Distinct VendorIDs for tpep_dropoff_datetime between 2024-03-01 and 2024-03-15 (inclusive). Run on **materialized** table and on **partitioned** table; compare estimated bytes.

In [11]:
# Q6a: Non-partitioned table (note bytes)
if USE_BIGQUERY:
    job = client.query(f"""
    SELECT DISTINCT VendorID
    FROM `{PROJECT}.{DATASET}.yellow_tripdata_2024`
    WHERE tpep_dropoff_datetime BETWEEN '2024-03-01' AND '2024-03-15 23:59:59'
    ORDER BY VendorID
    """)
    print(f"Bytes processed: {job.total_bytes_processed / 1e6:.2f} MB")
    display(bq_to_df(job))
else:
    df = conn.execute(f"""
    SELECT DISTINCT VendorID FROM read_parquet('{DATA_DIR}/yellow_tripdata_2024-*.parquet')
    WHERE tpep_dropoff_datetime BETWEEN '2024-03-01' AND '2024-03-15 23:59:59'
    ORDER BY VendorID
    """).df()
    display(df)

Bytes processed: 325.31 MB


Unnamed: 0,VendorID
0,1
1,2
2,6


In [12]:
# Q6b: Partitioned table (note bytes - should be much lower)
if USE_BIGQUERY:
    job = client.query(f"""
    SELECT DISTINCT VendorID
    FROM `{PROJECT}.{DATASET}.yellow_tripdata_2024_partitioned_clustered`
    WHERE tpep_dropoff_datetime BETWEEN '2024-03-01' AND '2024-03-15 23:59:59'
    ORDER BY VendorID
    """)
    print(f"Bytes processed: {job.total_bytes_processed / 1e6:.2f} MB")
    display(bq_to_df(job))
else:
    df = conn.execute(f"""
    SELECT DISTINCT VendorID FROM read_parquet('{DATA_DIR}/yellow_tripdata_2024-*.parquet')
    WHERE tpep_dropoff_datetime BETWEEN '2024-03-01' AND '2024-03-15 23:59:59'
    ORDER BY VendorID
    """).df()
    display(df)

Bytes processed: 28.14 MB


Unnamed: 0,VendorID
0,1
1,2
2,6


**Answer:** 310.24 MB for non-partitioned table and 26.84 MB for the partitioned table

---
## Question 7. External table storage

Where is the data stored in the External Table?
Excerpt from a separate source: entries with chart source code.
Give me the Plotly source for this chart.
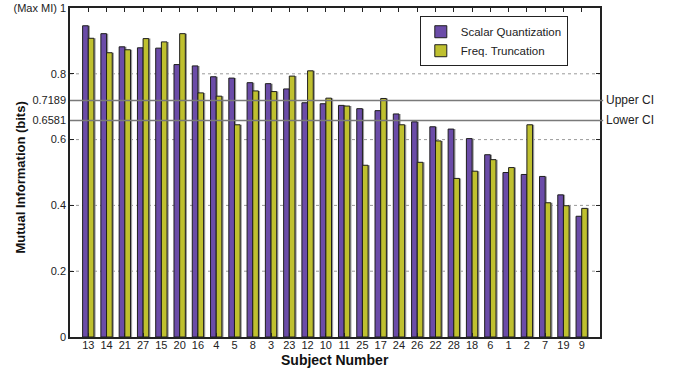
import plotly.graph_objects as go

# Subjects ordered by scalar-quantization mutual information
subjects = ["13", "14", "21", "27", "15", "20", "16", "4", "5", "8", "3", "23", "12", "10",
            "11", "25", "17", "24", "26", "22", "28", "18", "6", "1", "2", "7", "19", "9"]
scalar_quant = [0.946, 0.922, 0.882, 0.879, 0.878, 0.828, 0.824, 0.791, 0.787, 0.773,
                0.770, 0.754, 0.712, 0.709, 0.704, 0.694, 0.688, 0.678, 0.654, 0.639,
                0.632, 0.603, 0.554, 0.500, 0.494, 0.488, 0.432, 0.367]
freq_trunc = [0.908, 0.864, 0.873, 0.907, 0.897, 0.922, 0.742, 0.732, 0.645, 0.748,
              0.746, 0.793, 0.809, 0.726, 0.702, 0.522, 0.725, 0.645, 0.531, 0.596,
              0.482, 0.504, 0.539, 0.515, 0.645, 0.408, 0.399, 0.391]

upper_ci = 0.7189
lower_ci = 0.6581

y_tickvals = [0, 0.2, 0.4, 0.6, lower_ci, upper_ci, 0.8, 1]
y_ticktext = ["0", "0.2", "0.4", "0.6", "0.6581", "0.7189", "0.8", "(Max MI) 1"]
grid_levels = [0.2, 0.4, 0.6, 0.8]

positions = list(range(1, len(subjects) + 1))

PURPLE = "#6b4ca8"
OLIVE = "#bfc02f"
EDGE = "#1e1e1e"
SHADOW = "#9a9a9a"
FONT = "Liberation Sans, Arial, Helvetica, sans-serif"

bar_w = 0.31
shift = 0.09  # drop-shadow displacement

fig = go.Figure()

# soft drop shadows behind each bar
for vals, off in ((scalar_quant, -bar_w), (freq_trunc, 0.0)):
    fig.add_trace(go.Bar(
        x=positions, y=vals, width=bar_w, offset=off + shift,
        marker=dict(color=SHADOW, line=dict(width=0)),
        showlegend=False, hoverinfo="skip",
    ))

fig.add_trace(go.Bar(
    x=positions, y=scalar_quant, width=bar_w, offset=-bar_w,
    name="Scalar Quantization",
    marker=dict(color=PURPLE, line=dict(color=EDGE, width=1)),
))
fig.add_trace(go.Bar(
    x=positions, y=freq_trunc, width=bar_w, offset=0.0,
    name="Freq. Truncation",
    marker=dict(color=OLIVE, line=dict(color=EDGE, width=1)),
))

shapes = []
for g in grid_levels:
    shapes.append(dict(type="line", xref="paper", yref="y", x0=0, x1=1, y0=g, y1=g,
                       line=dict(color="#9a9a9a", width=1, dash="dot"), layer="below"))
for ci in (upper_ci, lower_ci):
    shapes.append(dict(type="line", xref="paper", yref="y", x0=0, x1=1.006, y0=ci, y1=ci,
                       line=dict(color="#7a7a7a", width=1.5), layer="above"))

annotations = [
    dict(text="Upper CI", xref="paper", yref="y", x=1.008, y=upper_ci, xanchor="left",
         yanchor="middle", showarrow=False, font=dict(family=FONT, size=12, color="#222")),
    dict(text="Lower CI", xref="paper", yref="y", x=1.008, y=lower_ci, xanchor="left",
         yanchor="middle", showarrow=False, font=dict(family=FONT, size=12, color="#222")),
    dict(text="<b>Mutual Information (bits)</b>", xref="paper", yref="paper",
         x=-0.094, y=0.485, textangle=-90, showarrow=False, xanchor="center", yanchor="middle",
         font=dict(family=FONT, size=13, color="#111")),
    dict(text="<b>Subject Number</b>", xref="paper", yref="paper",
         x=0.5, y=-0.07, showarrow=False, xanchor="center", yanchor="middle",
         font=dict(family=FONT, size=14, color="#111")),
]

fig.update_layout(
    width=684, height=368,
    margin=dict(l=70, r=84, t=8, b=31, autoexpand=False),
    paper_bgcolor="white", plot_bgcolor="white",
    barmode="overlay",
    font=dict(family=FONT, size=11, color="#222"),
    shapes=shapes, annotations=annotations,
    legend=dict(x=0.66, y=0.975, xanchor="left", yanchor="top",
                bgcolor="white", bordercolor="#222", borderwidth=1,
                font=dict(family=FONT, size=11.5, color="#222"),
                itemwidth=30, tracegroupgap=0),
    xaxis=dict(range=[0, 29], tickmode="array", tickvals=positions, ticktext=subjects,
               automargin=False, ticklabelstandoff=-3,
               showgrid=False, zeroline=False, showline=True, linecolor="#222", linewidth=1.5,
               mirror="ticks", ticks="inside", ticklen=4, tickcolor="#222",
               tickfont=dict(size=11)),
    yaxis=dict(range=[0, 1], tickmode="array", tickvals=y_tickvals, ticktext=y_ticktext,
               automargin=False,
               showgrid=False, zeroline=False, showline=True, linecolor="#222", linewidth=1.5,
               mirror="ticks", ticks="inside", ticklen=4, tickcolor="#222",
               tickfont=dict(size=11)),
)

fig.write_html("out.html")
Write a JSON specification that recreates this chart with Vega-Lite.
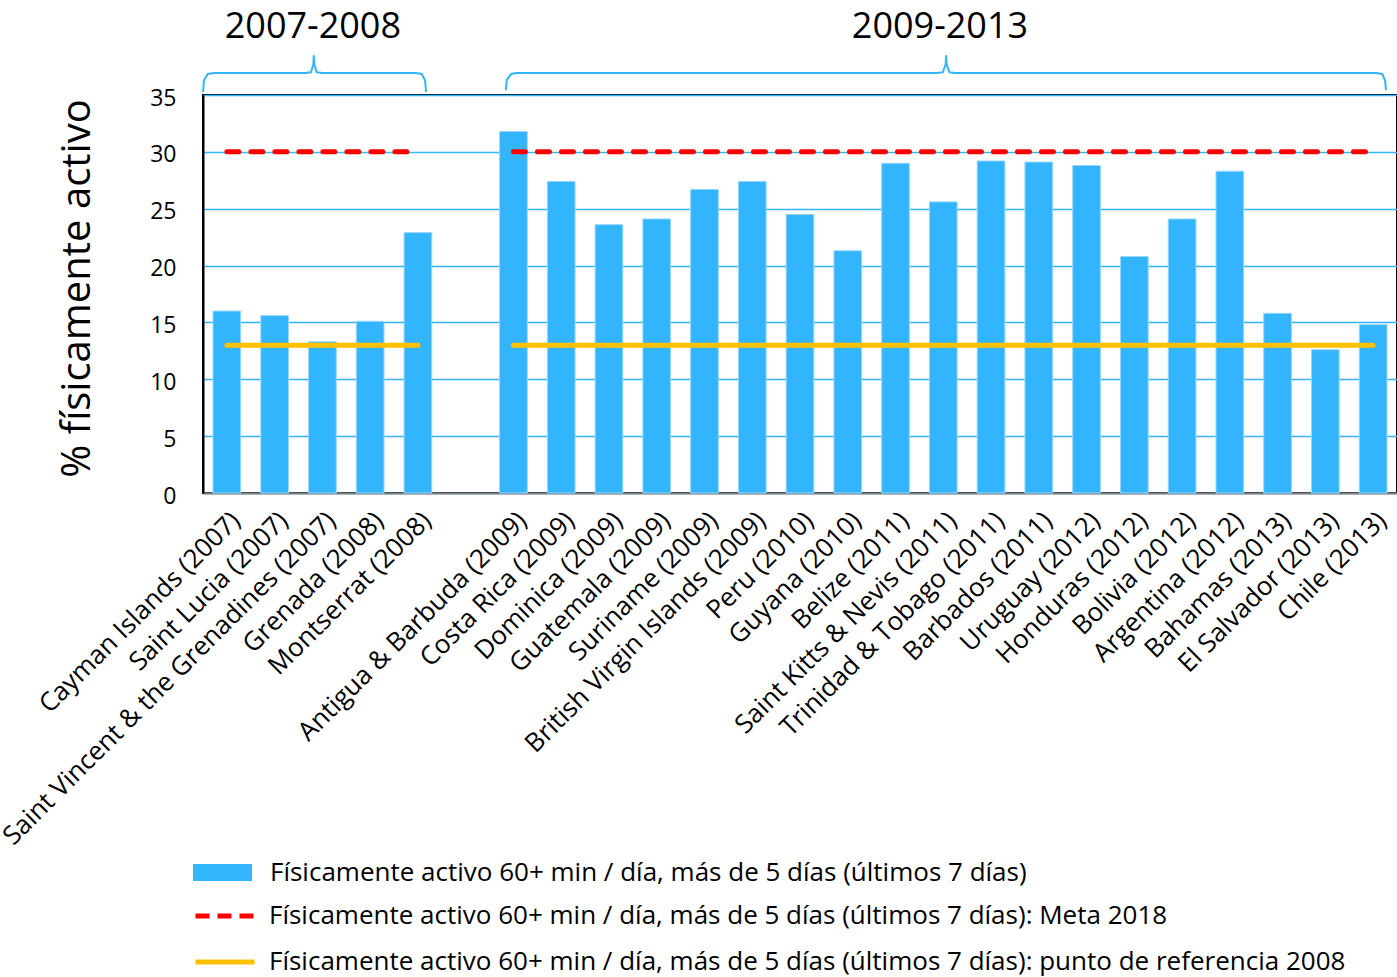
{
  "$schema": "https://vega.github.io/schema/vega-lite/v6.json",
  "width": 1194,
  "height": 398,
  "autosize": {"type": "none"},
  "padding": {"left": 203, "top": 95, "right": 0, "bottom": 484},
  "background": "white",
  "config": {
    "font": "Open Sans",
    "view": {"stroke": "#000000", "strokeWidth": 2},
    "axis": {"labelFont": "Open Sans", "titleFont": "Open Sans", "labelColor": "#000000", "titleColor": "#000000"},
    "legend": {
      "labelFont": "Open Sans",
      "labelFontSize": 26,
      "labelColor": "#000000",
      "labelLimit": 0,
      "labelOffset": 18,
      "symbolStrokeWidth": 5,
      "padding": 0
    }
  },
  "datasets": {
    "barras": [
      {"pais": "Cayman Islands (2007)", "valor": 16.0},
      {"pais": "Saint Lucia (2007)", "valor": 15.6},
      {"pais": "Saint Vincent & the Grenadines (2007)", "valor": 13.3},
      {"pais": "Grenada (2008)", "valor": 15.1},
      {"pais": "Montserrat (2008)", "valor": 22.9},
      {"pais": "Antigua & Barbuda (2009)", "valor": 31.8},
      {"pais": "Costa Rica (2009)", "valor": 27.4},
      {"pais": "Dominica (2009)", "valor": 23.6},
      {"pais": "Guatemala (2009)", "valor": 24.1},
      {"pais": "Suriname (2009)", "valor": 26.7},
      {"pais": "British Virgin Islands (2009)", "valor": 27.4},
      {"pais": "Peru (2010)", "valor": 24.5},
      {"pais": "Guyana (2010)", "valor": 21.3},
      {"pais": "Belize (2011)", "valor": 29.0},
      {"pais": "Saint Kitts & Nevis (2011)", "valor": 25.6},
      {"pais": "Trinidad & Tobago (2011)", "valor": 29.2},
      {"pais": "Barbados (2011)", "valor": 29.1},
      {"pais": "Uruguay (2012)", "valor": 28.8},
      {"pais": "Honduras (2012)", "valor": 20.8},
      {"pais": "Bolivia (2012)", "valor": 24.1},
      {"pais": "Argentina (2012)", "valor": 28.3},
      {"pais": "Bahamas (2013)", "valor": 15.8},
      {"pais": "El Salvador (2013)", "valor": 12.6},
      {"pais": "Chile (2013)", "valor": 14.8}
    ],
    "meta": [
      {"grupo": "a", "pais": "Cayman Islands (2007)", "valor": 30},
      {"grupo": "a", "pais": "Montserrat (2008)", "valor": 30},
      {"grupo": "b", "pais": "Antigua & Barbuda (2009)", "valor": 30},
      {"grupo": "b", "pais": "Chile (2013)", "valor": 30}
    ],
    "referencia": [
      {"grupo": "a", "pais": "Cayman Islands (2007)", "valor": 13},
      {"grupo": "a", "pais": "Montserrat (2008)", "valor": 13},
      {"grupo": "b", "pais": "Antigua & Barbuda (2009)", "valor": 13},
      {"grupo": "b", "pais": "Chile (2013)", "valor": 13}
    ],
    "llaves": [
      {"g": "a", "i": 1, "x": 0.0, "y": 35.25},
      {"g": "a", "i": 2, "x": 0.02, "y": 36.3},
      {"g": "a", "i": 3, "x": 0.1, "y": 36.85},
      {"g": "a", "i": 4, "x": 0.23, "y": 36.93},
      {"g": "a", "i": 5, "x": 2.14, "y": 36.93},
      {"g": "a", "i": 6, "x": 2.26, "y": 37.0},
      {"g": "a", "i": 7, "x": 2.31, "y": 37.7},
      {"g": "a", "i": 8, "x": 2.32, "y": 38.5},
      {"g": "a", "i": 9, "x": 2.33, "y": 37.7},
      {"g": "a", "i": 10, "x": 2.38, "y": 37.0},
      {"g": "a", "i": 11, "x": 2.5, "y": 36.93},
      {"g": "a", "i": 12, "x": 4.46, "y": 36.93},
      {"g": "a", "i": 13, "x": 4.58, "y": 36.85},
      {"g": "a", "i": 14, "x": 4.65, "y": 36.3},
      {"g": "a", "i": 15, "x": 4.67, "y": 35.25},
      {"g": "b", "i": 1, "x": 6.34, "y": 35.43},
      {"g": "b", "i": 2, "x": 6.36, "y": 36.3},
      {"g": "b", "i": 3, "x": 6.45, "y": 36.85},
      {"g": "b", "i": 4, "x": 6.57, "y": 36.93},
      {"g": "b", "i": 5, "x": 15.37, "y": 36.93},
      {"g": "b", "i": 6, "x": 15.49, "y": 37.0},
      {"g": "b", "i": 7, "x": 15.55, "y": 37.7},
      {"g": "b", "i": 8, "x": 15.56, "y": 38.5},
      {"g": "b", "i": 9, "x": 15.57, "y": 37.7},
      {"g": "b", "i": 10, "x": 15.63, "y": 37.0},
      {"g": "b", "i": 11, "x": 15.75, "y": 36.93},
      {"g": "b", "i": 12, "x": 24.56, "y": 36.93},
      {"g": "b", "i": 13, "x": 24.69, "y": 36.85},
      {"g": "b", "i": 14, "x": 24.75, "y": 36.3},
      {"g": "b", "i": 15, "x": 24.77, "y": 35.43}
    ],
    "periodos": [
      {"t": "2007-2008", "x": 2.3, "y": 40.95},
      {"t": "2009-2013", "x": 15.43, "y": 40.95}
    ]
  },
  "layer": [
    {
      "data": {"name": "barras"},
      "mark": {"type": "bar", "stroke": "#9ad6ff", "strokeWidth": 1},
      "encoding": {
        "x": {
          "field": "pais",
          "type": "nominal",
          "sort": null,
          "scale": {
            "type": "band",
            "domain": ["Cayman Islands (2007)", "Saint Lucia (2007)", "Saint Vincent & the Grenadines (2007)", "Grenada (2008)", "Montserrat (2008)", " ", "Antigua & Barbuda (2009)", "Costa Rica (2009)", "Dominica (2009)", "Guatemala (2009)", "Suriname (2009)", "British Virgin Islands (2009)", "Peru (2010)", "Guyana (2010)", "Belize (2011)", "Saint Kitts & Nevis (2011)", "Trinidad & Tobago (2011)", "Barbados (2011)", "Uruguay (2012)", "Honduras (2012)", "Bolivia (2012)", "Argentina (2012)", "Bahamas (2013)", "El Salvador (2013)", "Chile (2013)"],
            "paddingInner": 0.42,
            "paddingOuter": 0.21
          },
          "axis": {
            "title": null,
            "labelAngle": -45,
            "labelFontSize": 26,
            "labelPadding": 14,
            "labelLimit": 0,
            "ticks": false,
            "domainColor": "#808080",
            "domainWidth": 2,
            "grid": false
          }
        },
        "y": {
          "field": "valor",
          "type": "quantitative",
          "scale": {"domain": [0, 35], "nice": false},
          "axis": {
            "title": "% físicamente activo",
            "titleFontSize": 40,
            "titleFontWeight": "normal",
            "titleAngle": -90,
            "titleAlign": "center",
            "titleBaseline": "middle",
            "titleX": -126,
            "titleY": 193,
            "values": [0, 5, 10, 15, 20, 25, 30, 35],
            "labelFontSize": 23,
            "labelPadding": 27,
            "labelOffset": 3,
            "ticks": false,
            "domainColor": "#000000",
            "domainWidth": 2,
            "gridColor": "#33B5FE",
            "gridWidth": 1.5
          }
        },
        "fill": {
          "datum": "Físicamente activo 60+ min / día, más de 5 días (últimos 7 días)",
          "type": "nominal",
          "scale": {"range": ["#33B5FE"]},
          "legend": {
            "title": null,
            "orient": "none",
            "legendX": -10,
            "legendY": 748,
            "symbolType": "M-1,-0.29H1V0.29H-1Z",
            "symbolSize": 3481,
            "symbolStrokeWidth": 0,
            "symbolOpacity": 1
          }
        }
      }
    },
    {
      "data": {"name": "meta"},
      "mark": {"type": "line", "strokeWidth": 5, "strokeDash": [12, 12], "strokeCap": "round"},
      "encoding": {
        "x": {
          "field": "pais",
          "type": "nominal",
          "sort": null,
          "scale": {
            "type": "band",
            "domain": ["Cayman Islands (2007)", "Saint Lucia (2007)", "Saint Vincent & the Grenadines (2007)", "Grenada (2008)", "Montserrat (2008)", " ", "Antigua & Barbuda (2009)", "Costa Rica (2009)", "Dominica (2009)", "Guatemala (2009)", "Suriname (2009)", "British Virgin Islands (2009)", "Peru (2010)", "Guyana (2010)", "Belize (2011)", "Saint Kitts & Nevis (2011)", "Trinidad & Tobago (2011)", "Barbados (2011)", "Uruguay (2012)", "Honduras (2012)", "Bolivia (2012)", "Argentina (2012)", "Bahamas (2013)", "El Salvador (2013)", "Chile (2013)"],
            "paddingInner": 0.42,
            "paddingOuter": 0.21
          },
          "axis": null
        },
        "y": {"field": "valor", "type": "quantitative", "scale": {"domain": [0, 35], "nice": false}},
        "detail": {"field": "grupo"},
        "stroke": {
          "datum": "Físicamente activo 60+ min / día, más de 5 días (últimos 7 días): Meta 2018",
          "type": "nominal",
          "scale": {"range": ["#FF0000"]},
          "legend": {
            "title": null,
            "orient": "none",
            "legendX": -10,
            "legendY": 789,
            "symbolType": "stroke",
            "symbolSize": 3481,
            "symbolDash": [14, 8],
            "symbolStrokeWidth": 5,
            "labelOffset": 12
          }
        }
      }
    },
    {
      "data": {"name": "referencia"},
      "mark": {"type": "line", "strokeWidth": 5, "strokeCap": "round"},
      "encoding": {
        "x": {
          "field": "pais",
          "type": "nominal",
          "sort": null,
          "scale": {
            "type": "band",
            "domain": ["Cayman Islands (2007)", "Saint Lucia (2007)", "Saint Vincent & the Grenadines (2007)", "Grenada (2008)", "Montserrat (2008)", " ", "Antigua & Barbuda (2009)", "Costa Rica (2009)", "Dominica (2009)", "Guatemala (2009)", "Suriname (2009)", "British Virgin Islands (2009)", "Peru (2010)", "Guyana (2010)", "Belize (2011)", "Saint Kitts & Nevis (2011)", "Trinidad & Tobago (2011)", "Barbados (2011)", "Uruguay (2012)", "Honduras (2012)", "Bolivia (2012)", "Argentina (2012)", "Bahamas (2013)", "El Salvador (2013)", "Chile (2013)"],
            "paddingInner": 0.42,
            "paddingOuter": 0.21
          },
          "axis": null
        },
        "y": {"field": "valor", "type": "quantitative", "scale": {"domain": [0, 35], "nice": false}},
        "detail": {"field": "grupo"},
        "stroke": {
          "datum": "Físicamente activo 60+ min / día, más de 5 días (últimos 7 días): punto de referencia 2008",
          "type": "nominal",
          "scale": {"range": ["#FFC000"]},
          "legend": {
            "title": null,
            "orient": "none",
            "legendX": -10,
            "legendY": 835,
            "symbolType": "stroke",
            "symbolSize": 3481,
            "symbolStrokeWidth": 5,
            "labelOffset": 12
          }
        }
      }
    },
    {
      "data": {"name": "llaves"},
      "mark": {"type": "line", "stroke": "#33B5FE", "strokeWidth": 2, "clip": false},
      "encoding": {
        "x": {"field": "x", "type": "quantitative", "scale": {"domain": [0, 25], "nice": false, "zero": false}, "axis": null},
        "y": {"field": "y", "type": "quantitative", "scale": {"domain": [0, 35], "nice": false}},
        "detail": {"field": "g"},
        "order": {"field": "i", "type": "quantitative"}
      }
    },
    {
      "data": {"name": "periodos"},
      "mark": {"type": "text", "fontSize": 36, "font": "Open Sans", "color": "#000000", "align": "center", "baseline": "middle", "clip": false},
      "encoding": {
        "x": {"field": "x", "type": "quantitative", "scale": {"domain": [0, 25], "nice": false, "zero": false}, "axis": null},
        "y": {"field": "y", "type": "quantitative", "scale": {"domain": [0, 35], "nice": false}},
        "text": {"field": "t"}
      }
    }
  ],
  "resolve": {
    "scale": {"x": "independent", "stroke": "independent"},
    "axis": {"x": "independent"}
  }
}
**Answer:** GCP Bucket (external table only holds metadata; data stays in GCS.)

---
## Question 8. Clustering best practices

It is best practice in Big Query to always cluster your data:

**Answer:** False (clustering is not always best—e.g. small tables, wrong clustering keys, or high cardinality can make it ineffective or wasteful.)

---
## Question 9. Understanding table scans (No Points)

Run `SELECT count(*)` on the materialized table and note estimated bytes. Why?

In [13]:
# Q9: SELECT count(*) - note bytes estimated/processed
if USE_BIGQUERY:
    job = client.query(f"SELECT COUNT(*) FROM `{PROJECT}.{DATASET}.yellow_tripdata_2024`")
    print(f"Bytes processed: {job.total_bytes_processed / 1e6:.2f} MB")
    df = bq_to_df(job)
    df
else:
    df = conn.execute(f"SELECT COUNT(*) FROM read_parquet('{DATA_DIR}/yellow_tripdata_2024-*.parquet')").df()
    print("(Local DuckDB — no byte estimate)")
    df

Bytes processed: 0.00 MB


**Why:** BigQuery must read table data (or metadata) to compute the count. For a non-partitioned table, the estimate is typically the full size of the table (all columns in storage), because the engine needs to count rows. So you'll see a large byte estimate (e.g. hundreds of MB or more)—that's the cost of scanning the table to return the count.